At my age, any day you make it to the loo in time is a good day. Some are not as good as I want.

06/16/2007

The, Oh My Factor. On The Unit, top sargeant has to work with an attractive woman in a foreign country. He says, Oh my, when they meet and he KNOWS he will have sex with her.


06/23/2007

It annoying when someone's ego exceeds their intellect.

If its funny you should like it.

Steven Wright's When the Leaves Blow Away routine: This is an entire comedy ballet in another dimension that I REALLY wanted to be in and I got very close.

07/05/2007

The world is not as sane as I need it to be. I wish I was sane enough for it but am not.

07/07/2007

"If you come to a fork in the road, take it." Unknown


07/12/2007

These days, its tricky to fool everyone but yourself.

07/14/2007

"Our lives shorten by about 1 day every 24 hours.
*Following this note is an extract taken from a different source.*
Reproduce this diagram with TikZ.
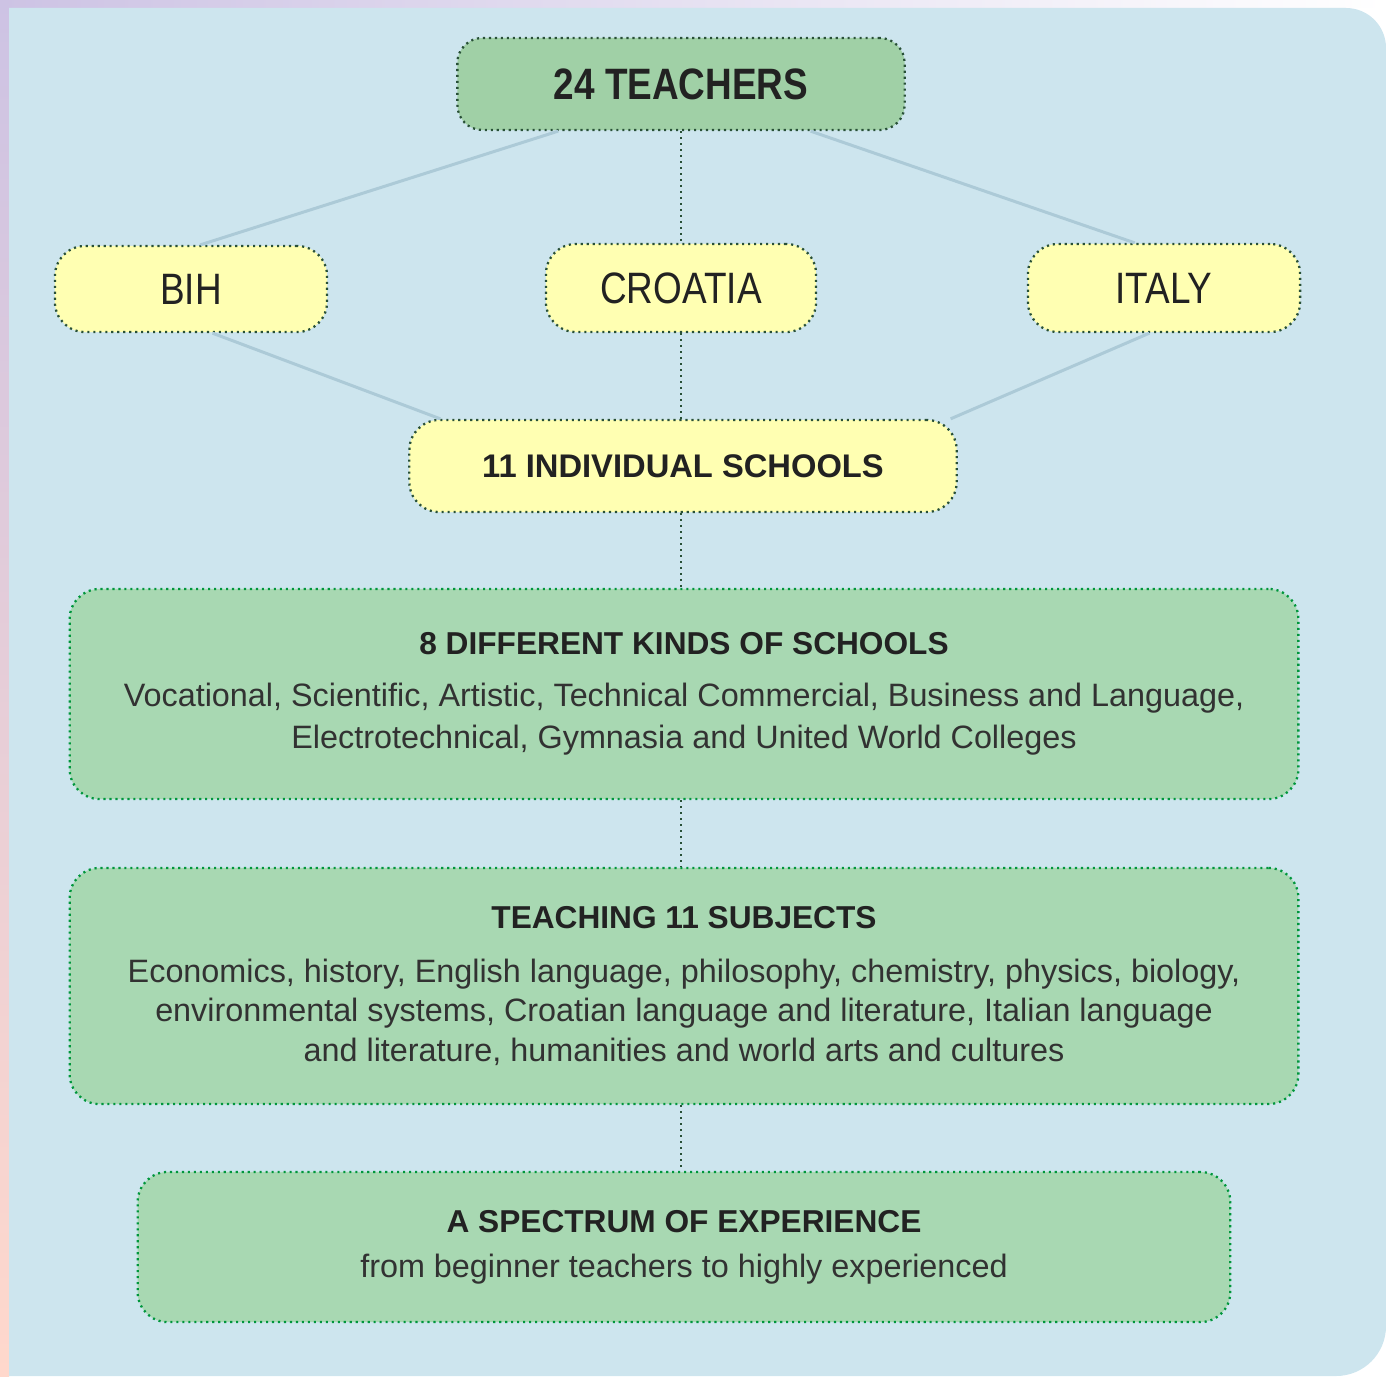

It was ever so." Penny Clarke

07/17/2007

So many toys, so little money.

07/22/2007

I wonder how much safer cars could be if the design engineers of lift bras for A and B cups went into car suspension?

07/23/2007

Drinking jello shots is not a game but you will lose.


07/26/2007

I'm making a list, checking it twice, gonna find out who's naughty or nice. Heh, heh, heh, motherfuckers. Guess who's houses Santa is visiting this year?

07/27/2007

Just as I suspected, horseshit directly from a horse.


07/28/2007

"My earrings are killing me and I'm in a really bad mood." From the movie Desparate Hours.

07/30/2007

A night in New Orleans was worth a week at any other city.